* begin *

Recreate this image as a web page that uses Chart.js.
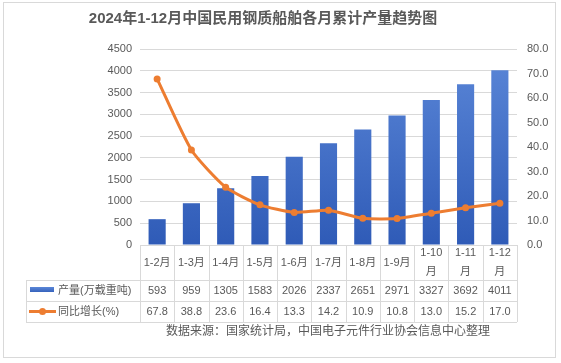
<!DOCTYPE html>
<html>
<head>
<meta charset="utf-8">
<script src="https://cdn.jsdelivr.net/npm/chart.js@4.4.1/dist/chart.umd.min.js"></script>
<style>
  html, body { margin: 0; padding: 0; background: #fff; }
  #wrap { width: 561px; height: 363px; position: relative; }
</style>
</head>
<body>
<div id="wrap"><canvas id="chart" width="561" height="363"></canvas></div>
<script>
const title = '2024年1-12月中国民用钢质船舶各月累计产量趋势图';
const source = '数据来源：国家统计局，中国电子元件行业协会信息中心整理';
const categories = ['1-2月', '1-3月', '1-4月', '1-5月', '1-6月', '1-7月', '1-8月', '1-9月', '1-10月', '1-11月', '1-12月'];
const output = [593, 959, 1305, 1583, 2026, 2337, 2651, 2971, 3327, 3692, 4011];
const growth = [67.8, 38.8, 23.6, 16.4, 13.3, 14.2, 10.9, 10.8, 13.0, 15.2, 17.0];
const outputLabel = '产量(万载重吨)';
const growthLabel = '同比增长(%)';

const FONT = '"Liberation Sans", "Noto Sans CJK SC", sans-serif';
const GREY = '#595959';
const LINE = '#d9d9d9';

function barGradient(ctx, top, bottom) {
    const g = ctx.createLinearGradient(0, top, 0, bottom);
    g.addColorStop(0, '#5b87d8');
    g.addColorStop(1, '#2f5bb7');
    return g;
}

// frame, title, data table and source line
const decor = {
    id: 'decor',
    beforeDraw(chart) {
        const c = chart.ctx;
        c.save();
        c.fillStyle = '#fff';
        c.fillRect(0, 0, chart.width, chart.height);
        c.strokeStyle = LINE;
        c.lineWidth = 1;
        c.strokeRect(3.5, 2.5, 552, 355);
        c.fillStyle = GREY;
        c.font = 'bold 15px ' + FONT;
        c.textAlign = 'center';
        c.textBaseline = 'middle';
        c.fillText(title, 263, 19);
        c.restore();
    },
    afterDraw(chart) {
        const c = chart.ctx;
        const area = chart.chartArea;
        const x = chart.scales.x;
        const colW = area.width / categories.length;
        const yTop = area.bottom;
        const r1 = 280, r2 = 301, r3 = 322;
        const legLeft = 26;

        c.save();
        c.strokeStyle = LINE;
        c.lineWidth = 1;
        c.beginPath();
        [r1, r2, r3].forEach(y => {
            c.moveTo(legLeft, y + 0.5);
            c.lineTo(area.right, y + 0.5);
        });
        for (let i = 0; i <= categories.length; i++) {
            const px = Math.round(area.left + i * colW) + 0.5;
            c.moveTo(px, yTop);
            c.lineTo(px, r3);
        }
        c.moveTo(legLeft + 0.5, r1);
        c.lineTo(legLeft + 0.5, r3);
        c.stroke();

        c.fillStyle = GREY;
        c.font = '11px ' + FONT;
        c.textAlign = 'center';
        c.textBaseline = 'middle';
        categories.forEach((lab, i) => {
            const cx = x.getPixelForValue(i);
            if (c.measureText(lab).width > colW - 4) {
                c.fillText(lab.slice(0, -1), cx, 253);
                c.fillText(lab.slice(-1), cx, 272);
            } else {
                c.fillText(lab, cx, 263);
            }
            c.fillText(String(output[i]), cx, 291);
            c.fillText(growth[i].toFixed(1), cx, 312);
        });

        // legend keys
        c.fillStyle = barGradient(c, 287, 293);
        c.fillRect(30, 287, 24, 5);
        c.strokeStyle = '#ed7d31';
        c.lineWidth = 3;
        c.beginPath();
        c.moveTo(29, 311.5);
        c.lineTo(56, 311.5);
        c.stroke();
        c.fillStyle = '#ed7d31';
        c.beginPath();
        c.arc(42.5, 311.5, 3.5, 0, Math.PI * 2);
        c.fill();

        c.fillStyle = GREY;
        c.textAlign = 'left';
        c.fillText(outputLabel, 58, 291);
        c.fillText(growthLabel, 58, 312);

        c.textAlign = 'center';
        c.font = '12px ' + FONT;
        c.fillText(source, 328, 332);
        c.restore();
    }
};

const ctx = document.getElementById('chart').getContext('2d');
const chart = new Chart(ctx, {
    type: 'bar',
    data: {
        labels: categories,
        datasets: [
            {
                type: 'line',
                label: growthLabel,
                data: growth,
                yAxisID: 'y1',
                borderColor: '#ed7d31',
                backgroundColor: '#ed7d31',
                borderWidth: 3,
                pointRadius: 3.5,
                pointHoverRadius: 3.5,
                pointBorderWidth: 0,
                tension: 0.2,
                order: 0
            },
            {
                label: outputLabel,
                data: output,
                yAxisID: 'y',
                backgroundColor: (c) => {
                    const a = c.chart.chartArea;
                    if (!a) return '#4472c4';
                    return barGradient(c.chart.ctx, a.top, a.bottom);
                },
                barPercentage: 0.5,
                categoryPercentage: 1,
                order: 1
            }
        ]
    },
    options: {
        responsive: false,
        animation: false,
        layout: { padding: { left: 0, right: 0, top: 49, bottom: 118 } },
        plugins: {
            legend: { display: false },
            title: { display: false },
            tooltip: { enabled: false }
        },
        scales: {
            x: {
                grid: { display: false },
                border: { display: true, color: LINE },
                ticks: { display: false },
                afterFit: (s) => { s.height = 0; }
            },
            y: {
                position: 'left',
                min: 0,
                max: 4500,
                ticks: {
                    stepSize: 500,
                    padding: 8,
                    color: GREY,
                    font: { family: FONT, size: 11 },
                    callback: (v) => String(v)
                },
                grid: { color: LINE, drawTicks: false },
                border: { display: false },
                afterFit: (s) => { s.width = 140; }
            },
            y1: {
                position: 'right',
                min: 0,
                max: 80,
                ticks: {
                    stepSize: 10,
                    padding: 10,
                    color: GREY,
                    font: { family: FONT, size: 11 },
                    callback: (v) => Number(v).toFixed(1)
                },
                grid: { display: false, drawTicks: false },
                border: { display: false },
                afterFit: (s) => { s.width = 44; }
            }
        }
    },
    plugins: [decor]
});
</script>
</body>
</html>
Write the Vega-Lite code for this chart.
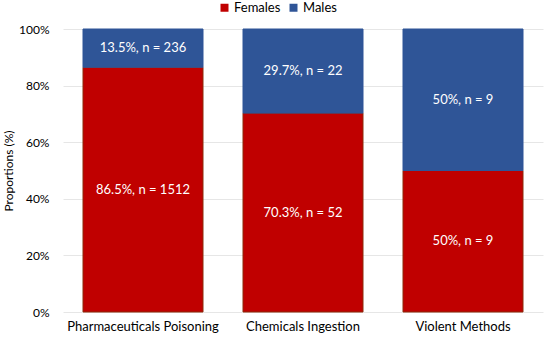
{
  "$schema": "https://vega.github.io/schema/vega-lite/v6.json",
  "width": 480,
  "height": 283,
  "autosize": {"type": "none"},
  "padding": {"left": 63, "top": 29, "right": 7, "bottom": 28},
  "background": "white",
  "config": {"view": {"stroke": null}, "font": "Lato"},
  "data": {"values": [
    {"cat": "Pharmaceuticals Poisoning", "sex": "Females", "ord": 1, "pct": 86.5, "label": "86.5%, n = 1512"},
    {"cat": "Pharmaceuticals Poisoning", "sex": "Males", "ord": 2, "pct": 13.5, "label": "13.5%, n = 236"},
    {"cat": "Chemicals Ingestion", "sex": "Females", "ord": 1, "pct": 70.3, "label": "70.3%, n = 52"},
    {"cat": "Chemicals Ingestion", "sex": "Males", "ord": 2, "pct": 29.7, "label": "29.7%, n = 22"},
    {"cat": "Violent Methods", "sex": "Females", "ord": 1, "pct": 50, "label": "50%, n = 9"},
    {"cat": "Violent Methods", "sex": "Males", "ord": 2, "pct": 50, "label": "50%, n = 9"}
  ]},
  "transform": [
    {"stack": "pct", "groupby": ["cat"], "sort": [{"field": "ord"}], "offset": "normalize", "as": ["y0", "y1"]},
    {"calculate": "(datum.y0 + datum.y1) / 2", "as": "mid"}
  ],
  "encoding": {
    "x": {"field": "cat", "type": "nominal", "sort": null,
      "scale": {"paddingInner": 0.25, "paddingOuter": 0.125},
      "axis": {"title": null, "labelAngle": 0, "ticks": false, "domain": false, "labelFontSize": 13, "labelColor": "#000000", "labelPadding": 8}}
  },
  "layer": [
    {
      "mark": {"type": "bar"},
      "encoding": {
        "y": {"field": "y1", "type": "quantitative",
          "scale": {"domain": [0, 1]},
          "axis": {"format": "%", "values": [0, 0.2, 0.4, 0.6, 0.8, 1], "title": "Proportions (%)", "titleFontSize": 12, "titleFontWeight": "normal", "titleColor": "#000000", "titlePadding": 3,
            "labelFontSize": 12, "labelColor": "#000000", "ticks": false, "domain": false, "gridColor": "#E6E6E6", "labelPadding": 14}},
        "y2": {"field": "y0"},
        "color": {"field": "sex", "type": "nominal",
          "scale": {"domain": ["Females", "Males"], "range": ["#C00000", "#2F5597"]},
          "legend": {"title": null, "orient": "none", "legendX": 155, "legendY": -28, "direction": "horizontal", "symbolType": "square", "symbolSize": 64, "symbolStrokeWidth": 0, "labelFontSize": 13, "labelColor": "#000000", "labelOffset": 3, "columnPadding": 6}},
        "stroke": {"field": "sex", "type": "nominal", "scale": {"domain": ["Females", "Males"], "range": ["#8B2A0A", "#2F5597"]}, "legend": null}
      }
    },
    {
      "mark": {"type": "text", "color": "#FFFFFF", "fontSize": 13, "baseline": "middle"},
      "encoding": {
        "y": {"field": "mid", "type": "quantitative"},
        "text": {"field": "label"}
      }
    }
  ]
}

* end *

### Written request
Every line from the top of the entries through the line that holds "const LINE = '#d9d9d9';" is to be quoted exactly, please, and nothing else; omit the pictures.

### Output of the task
Recreate this image as a web page that uses Chart.js.
<!DOCTYPE html>
<html>
<head>
<meta charset="utf-8">
<script src="https://cdn.jsdelivr.net/npm/chart.js@4.4.1/dist/chart.umd.min.js"></script>
<style>
  html, body { margin: 0; padding: 0; background: #fff; }
  #wrap { width: 561px; height: 363px; position: relative; }
</style>
</head>
<body>
<div id="wrap"><canvas id="chart" width="561" height="363"></canvas></div>
<script>
const title = '2024年1-12月中国民用钢质船舶各月累计产量趋势图';
const source = '数据来源：国家统计局，中国电子元件行业协会信息中心整理';
const categories = ['1-2月', '1-3月', '1-4月', '1-5月', '1-6月', '1-7月', '1-8月', '1-9月', '1-10月', '1-11月', '1-12月'];
const output = [593, 959, 1305, 1583, 2026, 2337, 2651, 2971, 3327, 3692, 4011];
const growth = [67.8, 38.8, 23.6, 16.4, 13.3, 14.2, 10.9, 10.8, 13.0, 15.2, 17.0];
const outputLabel = '产量(万载重吨)';
const growthLabel = '同比增长(%)';

const FONT = '"Liberation Sans", "Noto Sans CJK SC", sans-serif';
const GREY = '#595959';
const LINE = '#d9d9d9';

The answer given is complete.